**The task**
Your task is to retype the lines from the opening of the material through the line that includes "450, 475, 500];". Do not copy the pictures.

---*---

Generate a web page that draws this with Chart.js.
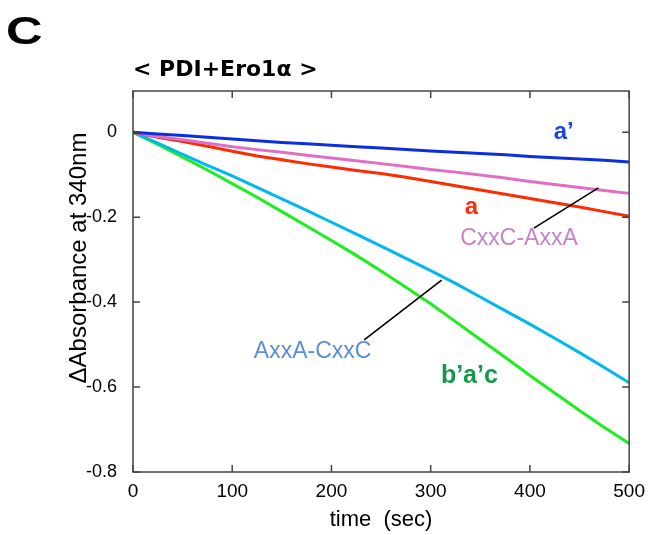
<!DOCTYPE html>
<html>
<head>
<meta charset="utf-8">
<title>PDI+Ero1α</title>
<script src="https://cdn.jsdelivr.net/npm/chart.js@4.4.1/dist/chart.umd.min.js"></script>
<style>
  html, body { margin: 0; padding: 0; background: #fff; }
  #wrap { width: 653px; height: 535px; }
</style>
</head>
<body>
<div id="wrap"><canvas id="myChart" width="653" height="535"></canvas></div>
<script>
// time points (sec)
const times = [0, 25, 50, 75, 100, 125, 150, 175, 200, 225, 250, 275, 300, 325, 350, 375, 400, 425, 450, 475, 500];

// ΔA340 for each PDI variant
const aPrime   = [0, -0.004, -0.008, -0.012, -0.016, -0.020, -0.024, -0.027, -0.031, -0.034, -0.037, -0.041, -0.044, -0.047, -0.050, -0.053, -0.057, -0.060, -0.063, -0.066, -0.070];
const cxxcAxxa = [0, -0.010, -0.018, -0.026, -0.034, -0.041, -0.047, -0.054, -0.061, -0.067, -0.074, -0.081, -0.088, -0.094, -0.101, -0.108, -0.116, -0.123, -0.130, -0.137, -0.144];
const aDomain  = [0, -0.012, -0.022, -0.033, -0.045, -0.056, -0.065, -0.074, -0.082, -0.090, -0.097, -0.106, -0.116, -0.126, -0.136, -0.146, -0.156, -0.166, -0.176, -0.187, -0.198];
const axxaCxxc = [0, -0.026, -0.052, -0.078, -0.103, -0.130, -0.157, -0.184, -0.212, -0.240, -0.268, -0.297, -0.326, -0.356, -0.388, -0.420, -0.452, -0.485, -0.519, -0.554, -0.590];
const bac      = [0, -0.029, -0.059, -0.089, -0.121, -0.153, -0.187, -0.221, -0.255, -0.290, -0.327, -0.365, -0.404, -0.446, -0.488, -0.530, -0.573, -0.614, -0.655, -0.695, -0.733];

// axis ticks
const xTicks = [0, 100, 200, 300, 400, 500];
const yTicks = [0, -0.2, -0.4, -0.6, -0.8];

const SANS = '"Liberation Sans", Arial, Helvetica, sans-serif';

const toPoints = (vals) => times.map((t, i) => ({ x: t, y: vals[i] }));

const series = [
  { data: aPrime,   color: '#0b2fe0' },
  { data: cxxcAxxa, color: '#e06ec8' },
  { data: aDomain,  color: '#ff2a00' },
  { data: axxaCxxc, color: '#00b8f0' },
  { data: bac,      color: '#1cf01c' }
];

// curve labels, placed in data units
const curveLabels = [
  { text: 'a’',        x: 434, y: -0.017, font: 'bold 24px ' + SANS, color: '#1b45e0' },
  { text: 'a',         x: 341, y: -0.193, font: 'bold 24px ' + SANS, color: '#ff2d10' },
  { text: 'CxxC-AxxA', x: 389, y: -0.266, font: '23px ' + SANS,      color: '#c784c4' },
  { text: 'AxxA-CxxC', x: 181, y: -0.532, font: '23px ' + SANS,      color: '#5b8ed9' },
  { text: 'b’a’c',     x: 339, y: -0.591, font: 'bold 25px ' + SANS, color: '#12994a' }
];
const leaders = [
  { x1: 404, y1: -0.226, x2: 469, y2: -0.131 },
  { x1: 233, y1: -0.489, x2: 311, y2: -0.348 }
];

// frame, inward ticks, annotations and headings
const decorations = {
  id: 'decorations',
  afterDatasetsDraw(chart) {
    const { ctx, chartArea: area, scales: { x, y } } = chart;
    ctx.save();
    ctx.strokeStyle = '#444';
    ctx.lineWidth = 1.5;
    ctx.strokeRect(area.left, area.top, area.right - area.left, area.bottom - area.top);

    const len = 7;
    ctx.beginPath();
    xTicks.forEach(v => {
      const px = x.getPixelForValue(v);
      ctx.moveTo(px, area.bottom); ctx.lineTo(px, area.bottom - len);
      ctx.moveTo(px, area.top);    ctx.lineTo(px, area.top + len);
    });
    yTicks.forEach(v => {
      const py = y.getPixelForValue(v);
      ctx.moveTo(area.left, py);  ctx.lineTo(area.left + len, py);
      ctx.moveTo(area.right, py); ctx.lineTo(area.right - len, py);
    });
    ctx.stroke();

    // leader lines
    ctx.strokeStyle = '#000';
    ctx.lineWidth = 1.6;
    ctx.beginPath();
    leaders.forEach(l => {
      ctx.moveTo(x.getPixelForValue(l.x1), y.getPixelForValue(l.y1));
      ctx.lineTo(x.getPixelForValue(l.x2), y.getPixelForValue(l.y2));
    });
    ctx.stroke();

    ctx.textAlign = 'center';
    ctx.textBaseline = 'alphabetic';
    curveLabels.forEach(l => {
      ctx.font = l.font;
      ctx.fillStyle = l.color;
      ctx.fillText(l.text, x.getPixelForValue(l.x), y.getPixelForValue(l.y));
    });
    ctx.restore();
  },
  afterDraw(chart) {
    const { ctx, chartArea: area } = chart;
    ctx.save();
    ctx.fillStyle = '#000';
    ctx.textBaseline = 'alphabetic';

    // panel letter
    ctx.save();
    ctx.translate(6, 44);
    ctx.scale(1.3, 1);
    ctx.font = 'bold 39px ' + SANS;
    ctx.textAlign = 'left';
    ctx.fillText('C', 0, 0);
    ctx.restore();

    // heading
    ctx.font = 'bold 22px "DejaVu Sans", sans-serif';
    ctx.textAlign = 'left';
    ctx.fillText('< PDI+Ero1α >', area.left, 76);

    // y axis title
    ctx.save();
    ctx.translate(86, 258);
    ctx.rotate(-Math.PI / 2);
    ctx.font = '24px ' + SANS;
    ctx.textAlign = 'center';
    ctx.fillText('ΔAbsorbance at 340nm', 0, 0);
    ctx.restore();
    ctx.restore();
  }
};

const ctx = document.getElementById('myChart').getContext('2d');
new Chart(ctx, {
  type: 'line',
  data: {
    datasets: series.map(s => ({
      data: toPoints(s.data),
      borderColor: s.color,
      backgroundColor: s.color,
      borderWidth: 3,
      pointRadius: 0,
      tension: 0,
      fill: false
    }))
  },
  options: {
    responsive: false,
    animation: false,
    layout: { padding: { left: 0, top: 91, right: 21, bottom: 0 } },
    plugins: { legend: { display: false }, tooltip: { enabled: false } },
    scales: {
      x: {
        type: 'linear',
        min: 0,
        max: 500,
        afterBuildTicks: (scale) => { scale.ticks = xTicks.map(v => ({ value: v })); },
        afterFit: (scale) => { scale.height = 63; },
        grid: { display: false, drawTicks: false },
        border: { display: false },
        ticks: { color: '#000', font: { family: SANS, size: 19 }, padding: 8, maxRotation: 0 },
        title: {
          display: true,
          text: 'time  (sec)',
          color: '#000',
          font: { family: SANS, size: 22 },
          padding: { top: 0, bottom: 2 }
        }
      },
      y: {
        type: 'linear',
        min: -0.8,
        max: 0.097,
        afterBuildTicks: (scale) => { scale.ticks = yTicks.map(v => ({ value: v })); },
        afterFit: (scale) => { scale.width = 133; },
        grid: { display: false, drawTicks: false },
        border: { display: false },
        ticks: {
          color: '#000',
          font: { family: SANS, size: 18 },
          padding: 16,
          callback: (v) => (v === 0 ? '0' : Number(v).toFixed(1))
        }
      }
    }
  },
  plugins: [decorations]
});
</script>
</body>
</html>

---*---

**Task answer**
Generate a web page that draws this with Chart.js.
<!DOCTYPE html>
<html>
<head>
<meta charset="utf-8">
<title>PDI+Ero1α</title>
<script src="https://cdn.jsdelivr.net/npm/chart.js@4.4.1/dist/chart.umd.min.js"></script>
<style>
  html, body { margin: 0; padding: 0; background: #fff; }
  #wrap { width: 653px; height: 535px; }
</style>
</head>
<body>
<div id="wrap"><canvas id="myChart" width="653" height="535"></canvas></div>
<script>
// time points (sec)
const times = [0, 25, 50, 75, 100, 125, 150, 175, 200, 225, 250, 275, 300, 325, 350, 375, 400, 425, 450, 475, 500];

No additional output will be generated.